Ainsi que nous l'avons vu, le Coran ne peut être considéré comme une œuvre littéraire ayant pour auteur Mahomet. Sa valeur, sa beauté même sont en quelque sorte supra-littéraires, en raison tant de son origine que de la nature qu'on lui attribue. L'efficacité totale d'une œuvre d'art, et de celle-ci en particulier, est le résultat d'un contact et d'une collaboration entre la pensée qui est à l'origine et celle qui reçoit. Le Coran est un livre « inspiré », en tout cas du fait qu'il n'est pas le fruit seul de la pensée discursive consciente, ou que la conscience de celui qui l'émettait en des états seconds plus ou moins accentués mais toujours discernables de l'état normal, était reliée alors à sa subconscience profonde, personnelle sans doute encore en bien des cas, mais aussi, peut-on penser, immergée dans une réalité dépassant le phénomène.

D'autre part, le fait que le Coran est considéré comme Parole divine incréée et est en conséquence objet de récitation, au cours de la prière, en vue d'entrer en communication, par la parole sensible, avec le Verbe éternel, ne permet pas de le traiter comme un poème quelconque.

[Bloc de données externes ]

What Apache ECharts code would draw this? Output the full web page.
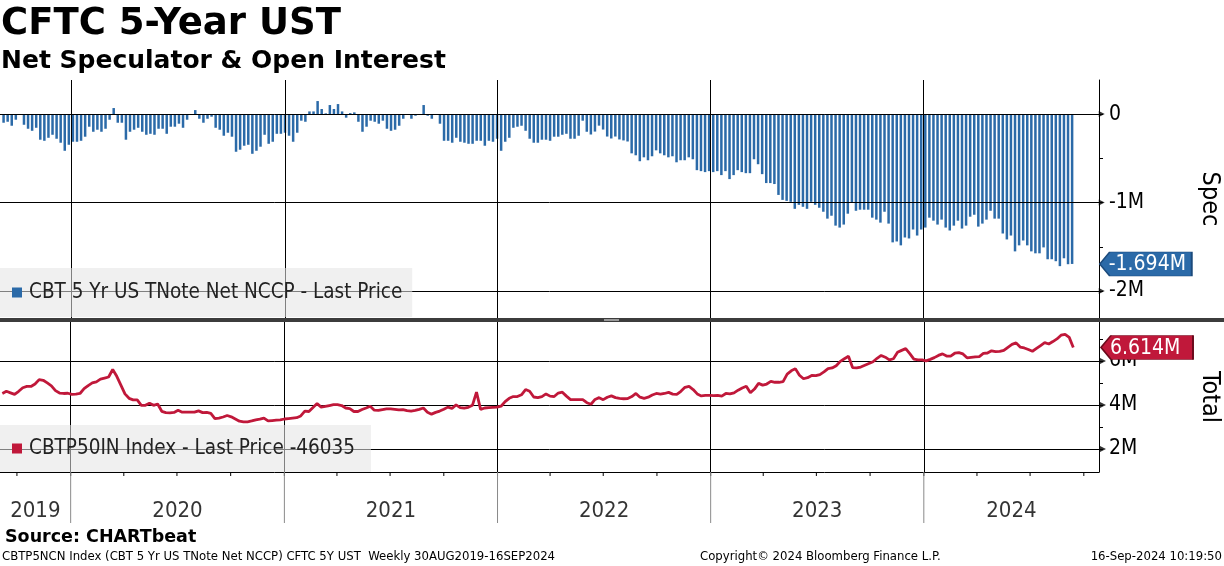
<!DOCTYPE html>
<html><head><meta charset="utf-8">
<script src="https://cdn.jsdelivr.net/npm/echarts@6/dist/echarts.min.js"></script>
<style>html,body{margin:0;padding:0;background:#fff}#c{width:1224px;height:566px}</style>
</head><body><div id="c"></div>
<script>
// ---- data (weekly, starting first week below) ----
const firstWeek = [2019, 8, 6]; // 6 Sep 2019 (month 0-based)
// Net speculator position, thousands of contracts
const specK = [
-98,-87,-132,-64,-5,-121,-166,-189,-155,-290,
-302,-268,-234,-279,-324,-415,-347,-313,-313,-302,
-256,-143,-200,-177,-200,-166,-64,68,-98,-98,
-290,-200,-177,-155,-200,-234,-223,-234,-166,-166,
-223,-143,-143,-109,-155,-64,-8,45,-53,-98,
-53,-30,-155,-177,-245,-211,-256,-426,-403,-358,
-347,-449,-415,-369,-234,-336,-313,-223,-223,-211,
-245,-313,-211,-75,
-87,30,30,147,57,8,102,57,113,30,
-41,11,19,-87,-200,-143,-75,-87,-109,-75,
-166,-189,-177,-132,-53,-4,-53,-19,-5,102,
-19,-53,-4,-109,-302,-302,-324,-268,-313,-324,
-336,-336,-302,-302,-358,-302,-313,-279,-415,-313,
-268,-155,-143,-132,-189,-279,-324,-324,-290,-290,
-302,-256,-256,-234,-223,-279,-279,-245,-75,-200,
-231,-198,-131,-175,-254,-276,-254,-287,-298,-310,
-444,-466,-533,-489,-522,-477,-410,-444,-466,-489,
-477,-545,-522,-522,-489,-511,-634,-645,-656,-645,
-656,-645,-690,-645,-735,-690,-634,-656,-668,-668,
-511,-567,-679,-780,-780,-791,-914,-970,-981,-992,
-1071,-1026,-1048,-1071,-992,-1026,-1059,-1104,-1182,-1149,
-1261,-1283,-1249,-1126,-1000,-1093,
-1081,-1081,-1081,-1171,-1193,-1227,-1104,-1238,-1450,-1440,
-1484,-1395,-1406,-1305,-1373,-1305,-1283,-1171,-1205,-1249,
-1193,-1283,-1316,-1261,-1205,-1294,-1261,-1160,-1138,-1272,
-1238,-1193,-1093,-1182,-1182,-1350,-1417,-1373,-1552,-1484,
-1429,-1484,-1552,-1574,-1574,-1507,-1641,-1641,-1663,-1719,
-1630,-1697,-1694
];
// Total open interest, millions of contracts
const totalM = [
4.52,4.62,4.55,4.48,4.62,4.78,4.84,4.84,4.95,5.15,
5.12,5.00,4.87,4.65,4.54,4.52,4.53,4.48,4.49,4.52,
4.74,4.88,5.00,5.05,5.17,5.22,5.27,5.61,5.30,4.90,
4.50,4.30,4.23,4.23,3.98,3.98,4.08,3.98,4.04,3.71,
3.65,3.64,3.66,3.76,3.67,3.67,3.67,3.67,3.73,3.65,
3.66,3.62,3.38,3.40,3.45,3.52,3.46,3.36,3.26,3.23,
3.23,3.27,3.32,3.35,3.40,3.27,3.29,3.31,3.32,3.36,
3.38,3.40,3.42,3.50,3.72,3.70,3.88,4.06,3.90,3.93,
3.97,4.01,4.01,3.97,3.86,3.83,3.70,3.70,3.79,3.86,
3.94,3.76,3.75,3.79,3.82,3.82,3.80,3.77,3.79,3.74,
3.72,3.75,3.80,3.86,3.67,3.58,3.66,3.72,3.80,3.90,
3.84,4.00,3.88,3.85,3.89,3.98,4.58,3.80,3.86,3.88,
3.89,3.90,3.94,4.15,4.30,4.38,4.38,4.46,4.70,4.62,
4.36,4.33,4.38,4.50,4.40,4.38,4.54,4.58,4.40,4.24,
4.24,4.24,4.24,4.10,4.03,4.25,4.33,4.24,4.35,4.41,
4.33,4.30,4.28,4.29,4.38,4.52,4.35,4.30,4.35,4.45,
4.52,4.49,4.52,4.57,4.49,4.48,4.62,4.80,4.84,4.70,
4.50,4.41,4.43,4.43,4.42,4.43,4.40,4.52,4.50,4.55,
4.67,4.77,4.85,4.55,4.72,4.98,4.90,4.95,5.07,5.03,
5.03,5.06,5.40,5.55,5.65,5.35,5.19,5.24,5.34,5.33,
5.38,5.50,5.65,5.68,5.78,5.98,6.10,6.21,5.70,5.68,
5.72,5.80,5.88,5.96,6.12,6.25,6.17,6.05,6.10,6.39,
6.48,6.56,6.33,6.08,6.05,6.05,6.00,6.07,6.15,6.25,
6.32,6.22,6.22,6.35,6.38,6.32,6.14,6.16,6.18,6.20,
6.34,6.36,6.46,6.42,6.43,6.48,6.62,6.75,6.82,6.63,
6.59,6.52,6.44,6.57,6.70,6.83,6.77,6.88,7.00,7.17,
7.21,7.07,6.614
];
const specName = 'CBT 5 Yr US TNote Net NCCP - Last Price';
const totalName = 'CBTP50IN Index - Last Price -46035';
const specMajorTicks = [0, -1000, -2000];
const specMinorTicks = [-500, -1500];
const totalMajorTicks = [2, 4, 6];
const totalMinorTicks = [3, 5, 7];
const yearStarts = ['2020-01-01','2021-01-01','2022-01-01','2023-01-01','2024-01-01'];
const yearLabels = ['2019','2020','2021','2022','2023','2024'];
const quarterTicks = ['2019-10-01','2020-01-01','2020-04-01','2020-07-01','2020-10-01','2021-01-01','2021-04-01','2021-07-01','2021-10-01','2022-01-01','2022-04-01','2022-07-01','2022-10-01','2023-01-01','2023-04-01','2023-07-01','2023-10-01','2024-01-01','2024-04-01','2024-07-01','2024-10-01'];
const xMinStr = '2019-09-02', xMaxStr = '2024-10-27';
const specLastLabel = '-1.694M';
const totalLastLabel = '6.614M';

// ---- build ----
const ts = s => { const p = s.split('-').map(Number); return new Date(p[0], p[1]-1, p[2]).getTime(); };
const dates = specK.map((_, i) => new Date(firstWeek[0], firstWeek[1], firstWeek[2] + 7*i).getTime());
const xMin = ts(xMinStr), xMax = ts(xMaxStr);
const bounds = [xMin, ...yearStarts.map(ts), xMax];
const yearMid = yearLabels.map((y, i) => [(bounds[i] + bounds[i+1]) / 2, 0.22, y]);

const FONT = "'DejaVu Sans Condensed','DejaVu Sans',sans-serif";
const BLUE = '#2b6aa8', RED = '#c0183a';
const GRID_R = 125;

const chart = echarts.init(document.getElementById('c'), null, {renderer: 'canvas'});
const hiddenX = (gi) => ({type:'time', gridIndex:gi, min:xMin, max:xMax, axisLine:{show:false}, axisTick:{show:false}, axisLabel:{show:false}, splitLine:{show:false}});
const tagPath = 'path://M0,12L10,0L92,0L92,24L10,24Z';

chart.setOption({
  animation: false,
  backgroundColor: '#fff',
  grid: [
    {left:0, right:GRID_R, top:80, height:238, outerBoundsMode:'none', containLabel:false},
    {left:0, right:GRID_R, top:322, height:150, outerBoundsMode:'none', containLabel:false},
    {left:0, right:GRID_R, top:472, height:51, outerBoundsMode:'none', containLabel:false}
  ],
  xAxis: [
    hiddenX(0),
    Object.assign(hiddenX(1), {axisLine:{show:true, onZero:false, lineStyle:{color:'#000', width:1}}}),
    hiddenX(2)
  ],
  yAxis: [
    {gridIndex:0, type:'value', position:'right', min:-2305, max:385, splitLine:{show:false},
     axisLine:{show:true, lineStyle:{color:'#000', width:1}},
     axisTick:{show:true, customValues:[...specMajorTicks, ...specMinorTicks], length:4, lineStyle:{color:'#000'}},
     axisLabel:{customValues:specMajorTicks, formatter:v => v === 0 ? '0' : (v/1000) + 'M', color:'#000', fontSize:21, fontFamily:FONT, margin:10},
     name:'Spec', nameLocation:'middle', nameRotate:-90, nameGap:98, nameTextStyle:{fontSize:25, color:'#000', fontFamily:FONT}},
    {gridIndex:1, type:'value', position:'right', min:0.95, max:7.77, splitLine:{show:false},
     axisLine:{show:true, lineStyle:{color:'#000', width:1}},
     axisTick:{show:true, customValues:[...totalMajorTicks, ...totalMinorTicks], length:4, lineStyle:{color:'#000'}},
     axisLabel:{customValues:totalMajorTicks, formatter:v => v + 'M', color:'#000', fontSize:21, fontFamily:FONT, margin:10},
     name:'Total', nameLocation:'middle', nameRotate:-90, nameGap:98, nameTextStyle:{fontSize:25, color:'#000', fontFamily:FONT}},
    {gridIndex:2, type:'value', min:0, max:1, show:false}
  ],
  legend: [
    {data:[specName], left:0, top:268, icon:'rect', itemWidth:10, itemHeight:10, padding:[14,10,14,12],
     backgroundColor:'rgba(228,228,228,0.56)', selectedMode:false,
     textStyle:{fontSize:20.5, fontFamily:FONT, color:'#222', lineHeight:20, padding:[0,0,0,2]}},
    {data:[totalName], left:0, top:425, icon:'rect', itemWidth:10, itemHeight:10, padding:[13,16,13,12],
     backgroundColor:'rgba(228,228,228,0.56)', selectedMode:false,
     textStyle:{fontSize:20.5, fontFamily:FONT, color:'#222', lineHeight:20, padding:[0,0,0,2]}}
  ],
  series: [
    {name:specName, type:'bar', xAxisIndex:0, yAxisIndex:0, barWidth:2.5, z:2,
     itemStyle:{color:BLUE},
     data: dates.map((d, i) => [d, specK[i]]),
     markLine:{silent:true, z:3, symbol:['none','none'], label:{show:false}, lineStyle:{color:'#000', width:1, type:'solid'},
       data:[...yearStarts.map(y => ({xAxis: ts(y)})), ...specMajorTicks.map(v => ({yAxis: v}))]},
     markPoint:{silent:true, symbol:tagPath, symbolSize:[92,24], symbolOffset:[48,0], symbolKeepAspect:false,
       itemStyle:{color:BLUE, borderColor:'#1b4a7c', borderWidth:1},
       label:{show:true, position:'insideLeft', distance:5, offset:[5,1], color:'#fff', fontSize:21, fontFamily:FONT, formatter: specLastLabel},
       data:[{coord:[xMax, specK[specK.length-1]]}]}
    },
    {name:totalName, type:'line', xAxisIndex:1, yAxisIndex:1, z:3, showSymbol:false, symbol:'none',
     lineStyle:{color:RED, width:2.8}, itemStyle:{color:RED},
     data: dates.map((d, i) => [d, totalM[i]]),
     markLine:{silent:true, z:1, symbol:['none','none'], label:{show:false}, lineStyle:{color:'#000', width:1, type:'solid'},
       data:[...yearStarts.map(y => ({xAxis: ts(y)})), ...totalMajorTicks.map(v => ({yAxis: v}))]},
     markPoint:{silent:true, z:6, symbol:tagPath, symbolSize:[92,24], symbolOffset:[48,0], symbolKeepAspect:false,
       itemStyle:{color:RED, borderColor:'#6b0a1c', borderWidth:1},
       label:{show:true, position:'insideLeft', distance:5, offset:[5,1], color:'#fff', fontSize:21, fontFamily:FONT, formatter: totalLastLabel},
       data:[{coord:[xMax, totalM[totalM.length-1]]}]}
    },
    // tick arrows on right axes
    {type:'scatter', xAxisIndex:0, yAxisIndex:0, silent:true, clip:false, z:6, symbol:'triangle', symbolRotate:-90, symbolSize:[6,6], symbolOffset:[4,0],
     itemStyle:{color:'#000'}, data: specMajorTicks.map(v => [xMax, v])},
    {type:'scatter', xAxisIndex:1, yAxisIndex:1, silent:true, clip:false, z:6, symbol:'triangle', symbolRotate:-90, symbolSize:[6,6], symbolOffset:[4,0],
     itemStyle:{color:'#000'}, data: totalMajorTicks.map(v => [xMax, v])},
    // year separators + quarter ticks + year labels below bottom panel
    {type:'custom', xAxisIndex:2, yAxisIndex:2, silent:true, clip:false,
     data: quarterTicks.map(q => [ts(q)]),
     renderItem:(params, api) => {
       const p = api.coord([api.value(0), 1]);
       return {type:'line', shape:{x1:p[0], y1:p[1], x2:p[0], y2:p[1]+4}, style:{stroke:'#000', lineWidth:1}};
     }},
    {type:'custom', xAxisIndex:2, yAxisIndex:2, silent:true, clip:false,
     data: yearStarts.map(y => [ts(y)]),
     renderItem:(params, api) => {
       const p = api.coord([api.value(0), 1]);
       const q = api.coord([api.value(0), 0]);
       return {type:'line', shape:{x1:p[0], y1:p[1], x2:q[0], y2:q[1]}, style:{stroke:'#8a8a8a', lineWidth:1}};
     }},
    {type:'scatter', xAxisIndex:2, yAxisIndex:2, silent:true, symbolSize:0,
     data: yearMid.map(m => ({value:[m[0], m[1]], name:m[2]})),
     label:{show:true, position:'inside', formatter:p => p.name, color:'#000', fontSize:22, fontFamily:FONT}}
  ],
  graphic: [
    {type:'rect', shape:{x:0, y:318, width:1224, height:4}, style:{fill:'#3c3c3c'}, z:10, silent:true},
    {type:'rect', shape:{x:604, y:319, width:15, height:2}, style:{fill:'#9a9a9a'}, z:11, silent:true},
    {type:'text', x:1, y:24, style:{text:'CFTC 5-Year UST', font:"bold 37px 'DejaVu Sans'", fill:'#000', verticalAlign:'middle'}},
    {type:'text', x:1, y:61, style:{text:'Net Speculator & Open Interest', font:"bold 25px 'DejaVu Sans'", fill:'#000', verticalAlign:'middle'}},
    {type:'text', x:5, y:537, style:{text:'Source: CHARTbeat', font:"bold 17.5px 'DejaVu Sans'", fill:'#000', verticalAlign:'middle'}},
    {type:'text', x:2, y:557, style:{text:'CBTP5NCN Index (CBT 5 Yr US TNote Net NCCP) CFTC 5Y UST  Weekly 30AUG2019-16SEP2024', font:"13px " + FONT, fill:'#000', verticalAlign:'middle'}},
    {type:'text', x:700, y:557, style:{text:'Copyright\u00a9 2024 Bloomberg Finance L.P.', font:"13px " + FONT, fill:'#000', verticalAlign:'middle'}},
    {type:'text', x:1222, y:557, style:{text:'16-Sep-2024 10:19:50', font:"13px " + FONT, fill:'#000', verticalAlign:'middle', align:'right'}}
  ]
});
</script>
</body></html>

Ainsi qu'à tous les livres sacrés, même quand ils traitent des faits historiques, du droit ou des actualités banales, il convient de lui appliquer les règles de l'anagogie, qui permettra de trouver des sens divers superposés dont un toujours au moins sera « vrai ».

Sa récitation a non seulement une valeur liturgique et sacramentelle, mais aussi mystique. C'est la mémorialisation des réalités éternelles dont chaque âme a virtuellement le «souvenir» (en un sens platonicien). Le mot dzikr, à plusieurs reprises répété dans le Coran, signifie d'ailleurs à la fois et au sens le plus fort, récitation, pensée, souvenir.

Sans ordre méthodique, explosif, jailli selon les circonstances, se répétant souvent, se contredisant parfois (d'où la curieuse théorie des versets abrogés par des versets abrogeants), le Coran est avant tout dynamique.